Given the challenges, not all crossing towers were built up high. St Magnus cathedral in Orkney, Scotland, is quite short and given the weather up there, not really surprising. However, height, as I explained in my Spires post is more about reaching for the heavens.
St Emundsbury cathedral in Bury St Edmunds was very late in getting its crossing tower – 2005. It isn’t a new church, it’s been there since 1503 when the nave was built. When King Edmund of the East Angles died, his martyrdom led to the foundation of a Benedictine abbey in the town. Several churches were built in the precincts of the abbey and one of these went onto be the cathedral, which was created in 1914 for the new diocese. The abbey has long disappeared and only remains as a public garden with few ruined walls. What the cathedral lacked was a tower.
The new tower, known as the Millennium Tower, is built from limestone and funded by the legacy of an architect. Its vaulted ceiling wasn’t finished until 2010 and splendidly colourful. So better late than never!
Towers weren’t the only way of breaching the crossing. From the Renaissance period onwards, domes became increasingly popular, especially in Europe. When Old St Paul’s Cathedral burnt down in the Great Fire of London in 1666, a replacement cathedral was needed. Designs were submitted and Christopher Wren was chosen to rebuild the iconic cathedral.

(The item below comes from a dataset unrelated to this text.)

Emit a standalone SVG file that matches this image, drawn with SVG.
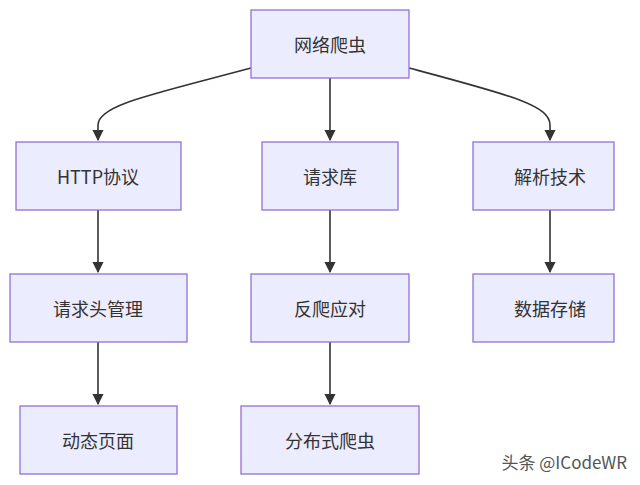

It needed to impress. The City of London is one of the smallest cities in the world and known as the Square Mile (it’s also a county). The old Roman walls are still visible in places, the often enveloped by a modern buildings. Historically, the strategic importance of the City is highlighted by the Tower of London, but today it is the centre of the financial district rather than a military base. With a small population, it has its own police force and ceremonial Lord Mayor. The historical heartland of London lies in the City of London. Beyond the walls, there is the political and cultural heartland of Westminster, the West End and the boroughs where the population boomed. The cathedral manages to keep its place in the midst of skyscrapers thanks largely to the dome Wren built over the crossing.
The site of St Paul’s is one of the highest in the City and a church dedicated to St Paul can be traced back to the location since 604AD. Until 1967, Wren’s St Paul, at 111m / 365 ft, was the tallest building in London. The building was financed by a tax on coal and completed within the architect’s lifetime – quite an achievement given most cathedrals took so long to build, the masons never saw their creations finished. The final stone of the lantern, which sits on top of the dome, was placed in 1708. Wren was prolific and rebuilt 51 churches destroyed by the Great Fire. Sadly many of these were destroyed in the Blitz.
The dome rises up on the support of eight arches and is 34 m / 112 ft wide. There are 259 steps from ground level to Whispering Gallery, so called because it enhances the acoustics, enabling a whisper to be heard around the dome’s wall. The interior of the dome is painted with eight depictions of the life of St Paul. The paintings themselves create an illusion of architecture that isn’t actually there.
St Paul’s with its Baroque style is so very different from Medieval churches. It probably was needed. Something striking to survive the rise of modern architecture. Without the dome, it might have disappeared altogether amongst the skyscrapers.